Summer sweaters might sound like an oxymoron, but no matter the season, I rarely leave the house without a cardigan! During Me-Made May I relied heavily on a newly-thrifted royal blue waterfall cardi and a 5-year-old pale grey cardi that is starting to sprout holes, both of which you can see here. Since then, I’ve been working to gather nice rayon rib knits and sew them into three new summer cardigans!
All three cardigans are based on the Cashmerette Concord tee. For the two draped sweaters, I cut off the front and back bodice at the waist, and attached a wide rectangle draping over the hips, and a narrow rectangle for the neckline. (Style Arc Nina has the same shape, if you prefer a real pattern.) This striped version is the closest in proportion to the royal blue sweater I copied – the perfect length for making a tank and leggings into a “proper” outfit!
The turquoise version is constructed in a same way, but slightly shorter. I had 3m of a bizarrely narrow rib knit, and I was scared to run out of fabric!
The grey sweater is as close a copy as I could make to my RTW favourite. It is the sweater I reach for when no other sweater matches, especially with dresses. This version is almost identical in colour, and hangs open in the same way too! I squeaked it out of just over 1m of knit end, and I’m so glad it worked out!

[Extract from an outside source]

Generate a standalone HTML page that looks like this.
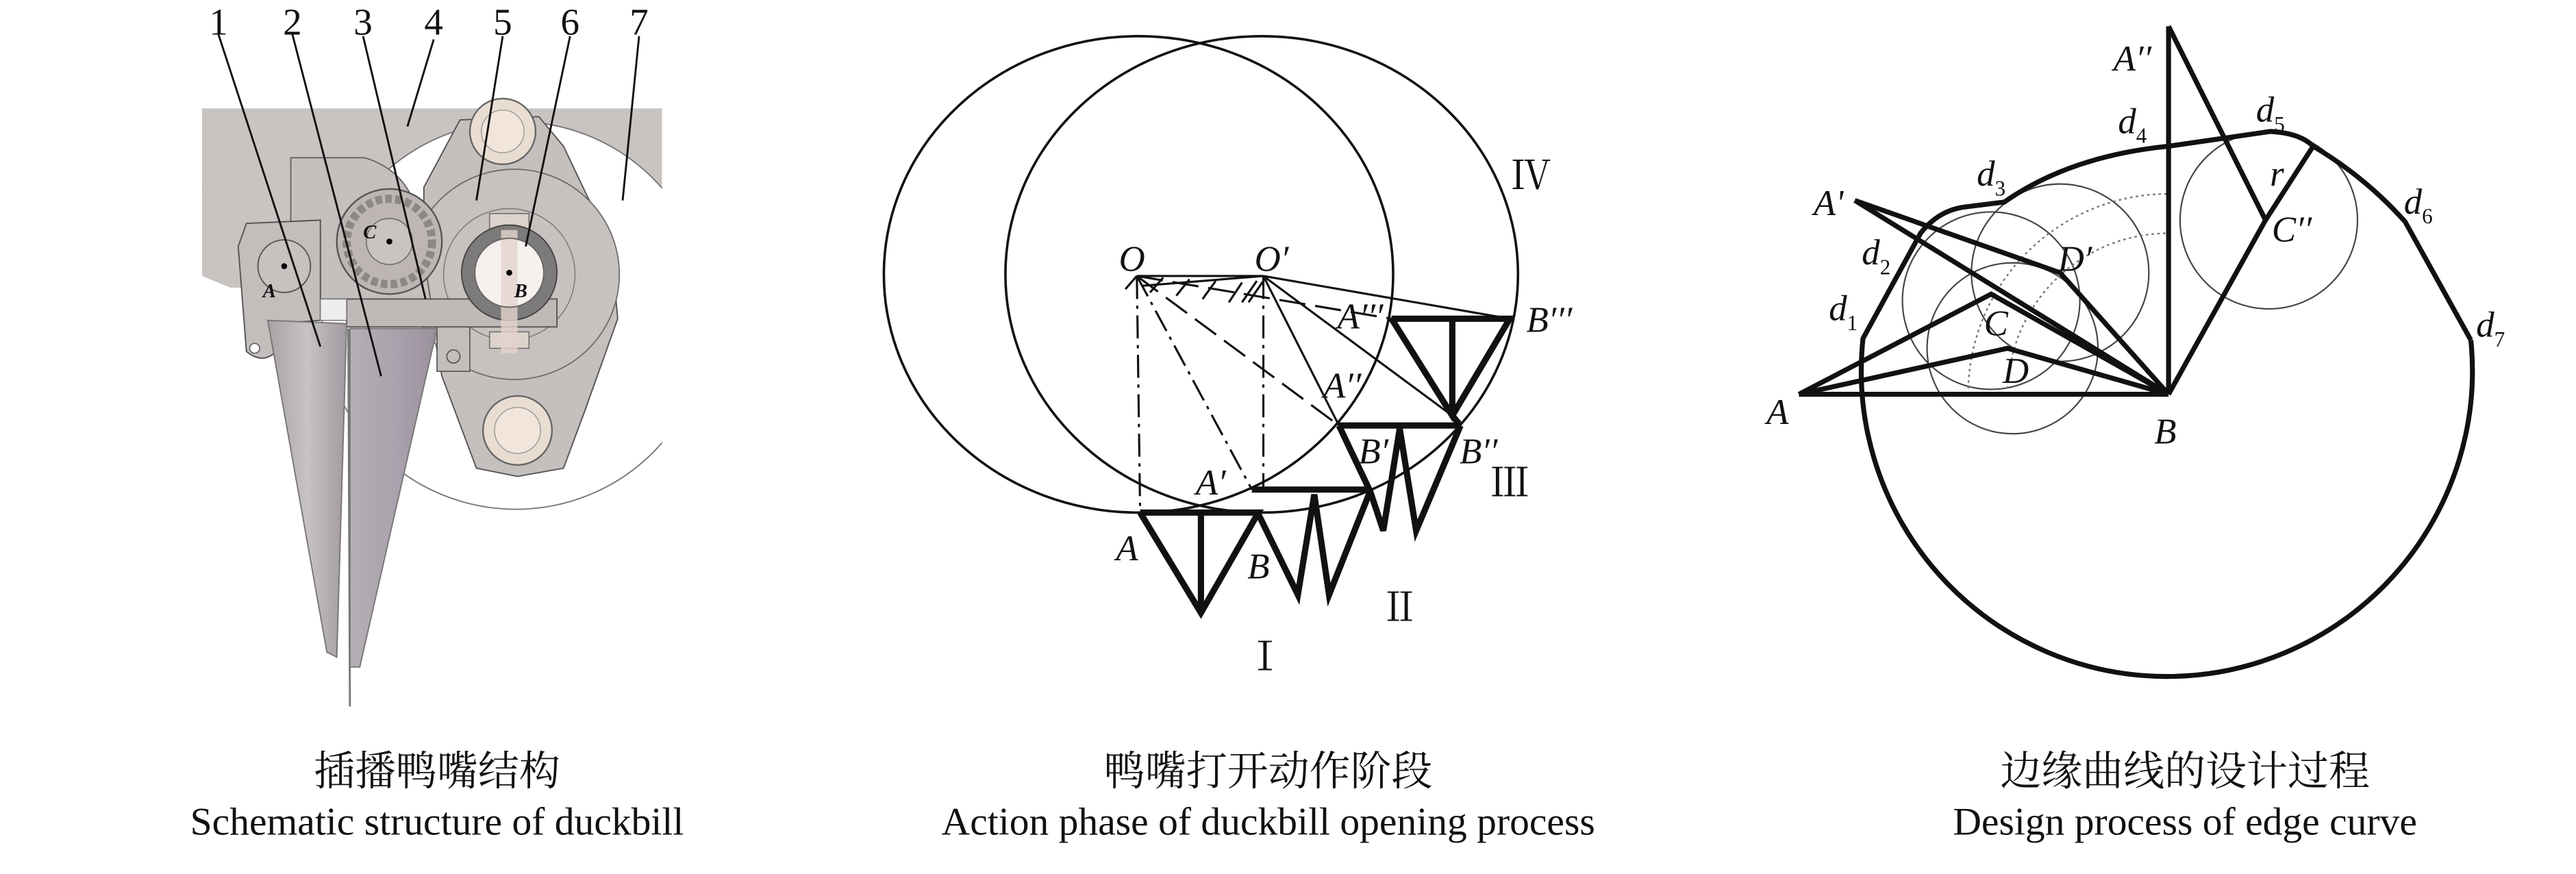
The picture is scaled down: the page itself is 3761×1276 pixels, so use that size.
<!DOCTYPE html>
<html><head><meta charset="utf-8"><style>
html,body{margin:0;padding:0;background:#fff;}
svg{display:block;}
text{font-family:"Liberation Serif","Noto Serif CJK SC",serif;fill:#111;}
.it{font-style:italic;}
</style></head><body>
<svg width="3761" height="1276" viewBox="0 0 1568 532" preserveAspectRatio="none" xmlns="http://www.w3.org/2000/svg">
<defs>
<clipPath id="c1"><rect x="0" y="0" width="403" height="532"/></clipPath>
<linearGradient id="cone" x1="0" x2="1"><stop offset="0" stop-color="#a9a2a5"/><stop offset="0.5" stop-color="#c8c2c4"/><stop offset="1" stop-color="#a19aa0"/></linearGradient>
<linearGradient id="cone2" x1="0" x2="1"><stop offset="0" stop-color="#b6afb4"/><stop offset="0.6" stop-color="#a89fab"/><stop offset="1" stop-color="#9a919c"/></linearGradient>
</defs>
<!-- PANEL 1 -->
<g clip-path="url(#c1)">
<path d="M123,66 L403,66 L403,118 L123,118 Z" fill="#c9c4c2"/>
<path d="M123,110 L260,110 L230,178 L140,175 L123,168 Z" fill="#c9c4c2"/>
<circle cx="314" cy="192" r="118" fill="#fff" stroke="#777" stroke-width="0.8"/>
<polygon points="280,73 328,71 343,89 372,150 376,194 356,250 343,285 315,290 290,285 269,229 258,170 258,114" fill="#c5bfbd" stroke="#555" stroke-width="0.8"/>
<circle cx="313" cy="167" r="64" fill="#c7c1bf" stroke="#666" stroke-width="0.7"/>
<circle cx="310" cy="167" r="40" fill="none" stroke="#777" stroke-width="0.6"/>
<circle cx="306" cy="80" r="20" fill="#e9ddd2" stroke="#666" stroke-width="1"/>
<circle cx="306" cy="80" r="13" fill="#f2e6dc" stroke="#999" stroke-width="0.6"/>
<circle cx="315" cy="262" r="21" fill="#e9ddd2" stroke="#666" stroke-width="1"/>
<circle cx="315" cy="262" r="14" fill="#f2e6dc" stroke="#999" stroke-width="0.6"/>
</g>
<path d="M177,96 L222,96 Q248,104 254,130 L262,182 L195,182 L195,140 L177,140 Z" fill="#c5bfbd" stroke="#666" stroke-width="0.8"/>
<circle cx="237" cy="147" r="32" fill="#bdb6b4" stroke="#555" stroke-width="1"/>
<circle cx="237" cy="147" r="26" fill="none" stroke="#8d8786" stroke-width="5" stroke-dasharray="4 2"/>
<circle cx="237" cy="147" r="14" fill="#c9c3c1" stroke="#666" stroke-width="0.6"/>
<rect x="211" y="182" width="128" height="17" fill="#bfb9b7" stroke="#555" stroke-width="0.8"/>
<rect x="266" y="199" width="20" height="27" fill="#c3bdbb" stroke="#555" stroke-width="0.7"/>
<circle cx="276" cy="217" r="4" fill="none" stroke="#555" stroke-width="0.7"/>
<rect x="298" y="130" width="24" height="10" fill="#ddd3cc" stroke="#666" stroke-width="0.6"/>
<rect x="298" y="202" width="24" height="10" fill="#ddd3cc" stroke="#666" stroke-width="0.6"/>
<circle cx="310" cy="166" r="29" fill="#7d7a7a" stroke="#444" stroke-width="0.8"/>
<circle cx="310" cy="166" r="21" fill="#f6f0ee"/>
<rect x="305" y="140" width="10" height="75" fill="#e4d3cc" opacity="0.8"/>
<circle cx="310" cy="166" r="21" fill="none" stroke="#666" stroke-width="0.8"/>
<path d="M150,136 L195,134 L195,195 L168,197 L168,214 Q160,222 150,214 L145,150 Z" fill="#c3bdbb" stroke="#555" stroke-width="0.8"/>
<circle cx="155" cy="212" r="3" fill="#fff" stroke="#555" stroke-width="0.6"/>
<circle cx="173" cy="162" r="16" fill="#c7c1bf" stroke="#555" stroke-width="0.8"/>
<rect x="195" y="182" width="16" height="13" fill="#eee" stroke="#777" stroke-width="0.6"/>
<polygon points="163,195 211,197 205,400 199,397" fill="url(#cone)" stroke="#777" stroke-width="0.8"/>
<polygon points="213,200 266,200 219,406 213,406" fill="url(#cone2)" stroke="#777" stroke-width="0.8"/>
<line x1="212" y1="200" x2="213" y2="430" stroke="#777" stroke-width="1.2"/>
<g stroke="#111" stroke-width="1.2">
<line x1="133" y1="21" x2="195" y2="211"/><line x1="178" y1="21" x2="232" y2="229"/>
<line x1="221" y1="22" x2="259" y2="182"/><line x1="264" y1="24" x2="248" y2="77"/>
<line x1="306" y1="22" x2="290" y2="122"/><line x1="347" y1="22" x2="320" y2="150"/>
<line x1="389" y1="22" x2="379" y2="122"/>
</g>
<circle cx="173" cy="162" r="1.8" fill="#000"/><circle cx="237" cy="147" r="1.8" fill="#000"/><circle cx="310" cy="166" r="1.8" fill="#000"/>
<text class="it" x="160" y="181" font-size="12" font-weight="bold">A</text>
<text class="it" x="221" y="145" font-size="12" font-weight="bold">C</text>
<text class="it" x="313" y="181" font-size="12" font-weight="bold">B</text>
<g font-size="23" text-anchor="middle">
<text x="133" y="21">1</text><text x="178" y="21">2</text><text x="221" y="21">3</text><text x="264" y="21">4</text><text x="306" y="21">5</text><text x="347" y="21">6</text><text x="389" y="21">7</text>
</g>
<!-- PANEL 2 -->
<g fill="none" stroke="#111">
<ellipse cx="693" cy="167" rx="155" ry="145" stroke-width="1.5"/>
<ellipse cx="768" cy="167" rx="156" ry="145" stroke-width="1.5"/>
<g stroke-width="1.3">
<line x1="692" y1="168" x2="769" y2="168"/>
<line x1="685" y1="176" x2="692" y2="168"/>
<line x1="692" y1="168" x2="694" y2="312" stroke-dasharray="14 4 2 4"/>
<line x1="769" y1="168" x2="769" y2="298" stroke-dasharray="14 4 2 4"/>
<line x1="692" y1="168" x2="762" y2="298" stroke-dasharray="14 4 2 4"/>
<line x1="692" y1="168" x2="815" y2="259" stroke-dasharray="16 6"/>
<line x1="692" y1="168" x2="847" y2="194" stroke-dasharray="16 6"/>
<line x1="769" y1="168" x2="815" y2="259"/>
<line x1="769" y1="168" x2="884" y2="253"/>
<line x1="769" y1="168" x2="919" y2="194"/>
<line x1="769" y1="168" x2="695" y2="174"/>
<path d="M700,178 l8,-9 M716,180 l8,-10 M732,182 l8,-11 M748,184 l8,-12 M756,184 l9,-13 M760,184 l9,-13"/>
</g>
<g stroke-width="3.8" stroke-linejoin="miter">
<polyline points="694,312 766,312 731,373 694,312"/><line x1="731" y1="312" x2="731" y2="373"/>
<polyline points="762,298 834,298"/>
<polyline points="766,313 790,362 800,301 809,362 834,299"/>
<polyline points="815,259 889,259"/>
<polyline points="815,259 834,299 842,323 852,261 862,323 889,259"/>
<polyline points="847,194 919,194 884,253 847,194"/><line x1="884" y1="194" x2="884" y2="253"/>
<line x1="884" y1="253" x2="889" y2="259"/>
</g>
</g>
<g class="it" font-size="22" text-anchor="middle">
<text x="689" y="165">O</text><text x="774" y="165">O′</text>
<text x="828" y="200">A′′′</text><text x="943" y="202">B′′′</text>
<text x="817" y="242">A′′</text><text x="836" y="282">B′</text><text x="900" y="282">B′′</text>
<text x="737" y="301">A′</text><text x="686" y="341">A</text><text x="766" y="352">B</text>
</g>
<g font-size="24" text-anchor="middle">
<text x="770" y="408">Ⅰ</text><text x="852" y="378">Ⅱ</text><text x="919" y="302">Ⅲ</text><text x="932" y="115">Ⅳ</text>
</g>
<!-- PANEL 3 -->
<g fill="none" stroke="#111">
<g stroke-width="0.9" stroke="#444">
<circle cx="1212" cy="183" r="54"/><circle cx="1225" cy="212" r="52"/><circle cx="1254" cy="166" r="54"/><circle cx="1381" cy="134" r="54"/>
</g>
<g stroke-width="1" stroke="#777" stroke-dasharray="1.5 2">
<path d="M1222,240 A98,98 0 0 1 1320,142"/>
<path d="M1198,240 A122,122 0 0 1 1320,118"/>
</g>
<g stroke-width="3">
<path d="M1504,207 A186,186 0 1 1 1134,206 L1169,142 Q1180,128 1196,126 L1220,123 Q1260,95 1320,89 L1382,80 Q1400,81 1408,89 Q1440,108 1464,135 L1504,207"/>
<line x1="1095" y1="240" x2="1320" y2="240"/>
<polyline points="1095,240 1212,179 1320,240"/>
<polyline points="1095,240 1222,212 1320,240"/>
<polyline points="1129,122 1254,166 1320,240"/>
<line x1="1129" y1="122" x2="1320" y2="240"/>
<line x1="1320" y1="240" x2="1320" y2="16"/>
<polyline points="1320,16 1379,134 1320,240"/>
<line x1="1379" y1="134" x2="1408" y2="89"/>
</g>
</g>
<g class="it" font-size="22" text-anchor="middle">
<text x="1298" y="43">A′′</text><text x="1298" y="81">d<tspan font-size="13" font-style="normal" dy="6">4</tspan></text>
<text x="1382" y="74">d<tspan font-size="13" font-style="normal" dy="6">5</tspan></text>
<text x="1386" y="113">r</text>
<text x="1212" y="113">d<tspan font-size="13" font-style="normal" dy="6">3</tspan></text>
<text x="1113" y="131">A'</text><text x="1263" y="165">D′</text><text x="1395" y="147">C′′</text>
<text x="1472" y="130">d<tspan font-size="13" font-style="normal" dy="6">6</tspan></text>
<text x="1142" y="161">d<tspan font-size="13" font-style="normal" dy="6">2</tspan></text>
<text x="1122" y="195">d<tspan font-size="13" font-style="normal" dy="6">1</tspan></text>
<text x="1215" y="204">C</text><text x="1227" y="233">D</text>
<text x="1516" y="205">d<tspan font-size="13" font-style="normal" dy="6">7</tspan></text>
<text x="1082" y="258">A</text><text x="1318" y="270">B</text>
</g>
<!-- CAPTIONS -->
<g font-size="24" text-anchor="middle">
<text x="266" y="478" font-size="25">插播鸭嘴结构</text>
<text x="266" y="508">Schematic structure of duckbill</text>
<text x="772" y="478" font-size="25">鸭嘴打开动作阶段</text>
<text x="772" y="508">Action phase of duckbill opening process</text>
<text x="1330" y="478" font-size="25">边缘曲线的设计过程</text>
<text x="1330" y="508">Design process of edge curve</text>
</g>
</svg>
</body></html>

The theme with all three sweaters was to pay attention to the fabric and strategically use it to advantage. That might seem obvious, but it’s the sort of thing that past-me wouldn’t have always known how to do.
Ribbed sweater knits can be notoriously hard to hem, so I thought about finishing before I cut things out. The centre front uses the selvedge edge as much as possible, so that when it drapes open there are no obvious seams. I hemmed the bottom and sleeves with the coverstitch, and it did a perfect job. Something like the Helen’s Closet Blackwood would be great for these fabrics too – all finished with bands and no hemming needed.
On the grey, the ribs came off the selvedge at a slight diagonal, so I used that as the angle at centre front! To get a mirrored pair, I had to use the front of the knit on the left and the back on the right… but I don’t think anyone would ever notice. The turquoise has a much more pronounced rib, and you can see how hemming the sleeve stretched things out… so I chose to leave the bottom hem raw instead. The black and marl grey has such a bold stripe that I avoided any pattern matching by playing with directionality on front and back. Lazy and effective!
My summer vacation has started now – so except for 9 days of teaching kindergarten ESL students in July, I’ve got two months to sew! I moved my sewing room down to the dining room, and I have tons of plans. Only problem is, I think I might have TOO MANY CLOTHES? I’m sure I’ll get over that feeling soon and start cranking out more! What are your summer sewing plans?